Welcome to the board, Perd.
What would you suggest then if not looking at the housing market as an option? I have $2000-$2500 sitting around each month. What would you suggest doing with this?
First, park your bucks in the nearest money-market account and back away slowly with both hands in the air.
At the risk of preaching to the choir, I'll assume that you haven't yet completed the below steps. If you're partway through the process then just ignore the steps you've already taken care of and carry on from your present location.
After you temporarily stash your savings, begin by educating yourself and making a long-term investment plan. If you haven't already read them then I'd recommend starting with Bernstein's "Four Pillars" and "The Boglehead's Guide". There are a number of other books recommended in this thread:
http://www.early-retirement.org/forums/f28/fire-recommended-reading-list-22300.html but start with those two. We'll get back to the list in a bit.
When you're reading about asset allocation and investment risks, think about your tolerance. You're young and your portfolio can recover from the worst bear markets, let alone from this one. However you also have to find a level of volatility that lets you sleep comfortably at night, or else you'll bail whenever the market burps. Everyone has their own comfort level, so try to find yours as you read those books. Maybe you'll be the landlord from hell, but you want to avoid being the landlord in hell.
Read more books from the above-mentioned list until you feel you have a handle on asset allocation and on selecting low-expense funds. Pick your asset allocation (perhaps 60% stocks, 10% bonds, 10% cash, 20% real estate) and decide what low-expense funds you want to use (index mutual funds or ETFs). Don't agonize too much over the perfect portfolio design or the ultimate fund, but you'll also get a number of suggestions from the board's other posters. Maybe you want to allocate a percentage of your current savings for a down payment on a personal residence in addition to your investment home(s).
If you haven't already, then set aside a few thousand bucks in a CD or a money market for an emergency fund-- whatever's the barebones minimum you need to live on for 3-6 months of a job search. Pick your 401(k) asset allocation, your IRA allocation, and the allocation of your taxable funds. Max out your 401(k) (at least to the employer match if not to the limit) and your IRA, then put the rest into your taxable funds.

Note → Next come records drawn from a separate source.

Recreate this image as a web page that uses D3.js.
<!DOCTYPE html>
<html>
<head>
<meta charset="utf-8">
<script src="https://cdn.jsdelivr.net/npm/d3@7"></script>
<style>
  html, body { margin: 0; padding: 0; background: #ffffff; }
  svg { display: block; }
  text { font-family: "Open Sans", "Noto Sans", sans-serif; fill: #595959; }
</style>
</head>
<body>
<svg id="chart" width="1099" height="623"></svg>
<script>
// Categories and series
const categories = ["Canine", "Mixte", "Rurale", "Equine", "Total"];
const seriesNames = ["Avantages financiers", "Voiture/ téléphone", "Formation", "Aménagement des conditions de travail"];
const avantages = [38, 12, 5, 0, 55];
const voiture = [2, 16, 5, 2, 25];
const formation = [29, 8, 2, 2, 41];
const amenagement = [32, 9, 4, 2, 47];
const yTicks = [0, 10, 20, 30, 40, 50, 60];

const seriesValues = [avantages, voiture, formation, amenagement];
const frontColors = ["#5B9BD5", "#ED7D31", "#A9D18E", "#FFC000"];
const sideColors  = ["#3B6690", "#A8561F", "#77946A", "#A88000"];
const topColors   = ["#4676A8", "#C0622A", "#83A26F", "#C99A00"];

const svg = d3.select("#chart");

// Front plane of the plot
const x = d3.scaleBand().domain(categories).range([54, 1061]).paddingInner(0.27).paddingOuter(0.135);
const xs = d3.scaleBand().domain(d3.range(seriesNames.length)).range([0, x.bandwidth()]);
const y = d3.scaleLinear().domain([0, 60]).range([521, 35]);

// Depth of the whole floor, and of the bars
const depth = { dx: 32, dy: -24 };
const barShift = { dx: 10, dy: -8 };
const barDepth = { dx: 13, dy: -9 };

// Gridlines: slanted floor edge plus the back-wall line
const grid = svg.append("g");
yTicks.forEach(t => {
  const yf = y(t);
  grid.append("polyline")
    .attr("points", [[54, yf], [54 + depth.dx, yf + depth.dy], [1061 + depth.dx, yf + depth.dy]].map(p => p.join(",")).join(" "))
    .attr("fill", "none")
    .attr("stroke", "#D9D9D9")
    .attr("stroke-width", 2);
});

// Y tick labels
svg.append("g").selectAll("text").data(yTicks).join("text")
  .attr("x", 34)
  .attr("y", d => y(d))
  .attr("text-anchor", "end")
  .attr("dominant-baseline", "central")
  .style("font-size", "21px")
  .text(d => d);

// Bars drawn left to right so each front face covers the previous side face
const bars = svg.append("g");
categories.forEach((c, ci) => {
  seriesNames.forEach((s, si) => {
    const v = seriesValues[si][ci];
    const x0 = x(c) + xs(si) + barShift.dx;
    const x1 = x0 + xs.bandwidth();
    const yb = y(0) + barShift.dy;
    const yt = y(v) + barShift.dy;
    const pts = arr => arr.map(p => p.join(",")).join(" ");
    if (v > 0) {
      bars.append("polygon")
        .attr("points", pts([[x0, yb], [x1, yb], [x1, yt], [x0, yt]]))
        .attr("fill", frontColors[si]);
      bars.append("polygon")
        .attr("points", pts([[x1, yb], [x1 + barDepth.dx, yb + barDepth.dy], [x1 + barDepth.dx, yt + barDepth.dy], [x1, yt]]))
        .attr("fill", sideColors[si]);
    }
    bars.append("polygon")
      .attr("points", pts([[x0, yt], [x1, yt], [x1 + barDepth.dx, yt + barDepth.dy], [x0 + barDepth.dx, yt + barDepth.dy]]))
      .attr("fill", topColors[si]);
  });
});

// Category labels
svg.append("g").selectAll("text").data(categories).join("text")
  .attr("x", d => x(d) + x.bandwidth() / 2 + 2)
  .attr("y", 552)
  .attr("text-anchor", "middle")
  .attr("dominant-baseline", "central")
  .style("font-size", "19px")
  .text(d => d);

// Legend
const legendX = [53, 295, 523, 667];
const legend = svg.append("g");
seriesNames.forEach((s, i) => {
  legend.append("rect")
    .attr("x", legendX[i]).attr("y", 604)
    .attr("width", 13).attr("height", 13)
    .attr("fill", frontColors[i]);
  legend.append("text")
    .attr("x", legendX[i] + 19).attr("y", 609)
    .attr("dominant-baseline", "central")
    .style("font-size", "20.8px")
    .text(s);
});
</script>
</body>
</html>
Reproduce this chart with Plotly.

Once you have your portfolio plan up and running, go back and read Bob Clyatt's "Work Less, Live More" and decide what type of ER goal you want to set. Maybe landlord fits well with your lifestyle, but maybe you'll decide you want to travel the world too.
If after completing all of the above steps you're still interested in landlording, then I'd recommend reading (1) Investing in Real Estate, 4th edition or later, by Andrew McLean & Gary W. Eldred (who's taken over the new editions) and (2) Landlording by Leigh Robinson (7th edition or later).
The current real estate downturn will give you at least another year of great bargains, but I suspect that in most areas of the country you'll have up to 10 years to take advantage of ever-lower prices. I've been through one of those decades in Hawaii and IMO hardly any area is immune. Very few areas have reverted to their long-term average prices, let alone sunk into bargain territory. Your challenge is cash flow-- very few real estate books cover surviving the new tenant who becomes an unemployed squatter trashing the place, or the glut of rental homes that just don't rent during a recession. Or the highways that don't get built because the city/county is facing bankruptcy from lower tax revenues, underfunded pension plans, and soaring civil-service retiree healthcare expenses. Not that this necessarily applies to the Phoenix area. Not yet anyway.
Please keep in mind that this is the sort of advice that will set you up for the maximum employer's contributions to your accounts along with the compounding of your tax-deferred savings. If you get wiped out by a real-estate meteor then you'll be able to fall back on this safety net. But if you feel that you can't afford to invest the time in education, planning, and safety nets then I'm not going to try to change your mind. The board has plenty of experienced landlords (and some not-so-experienced ones, too). Hopefully you'll find their advice-- and their caution-- to be of use to your own career.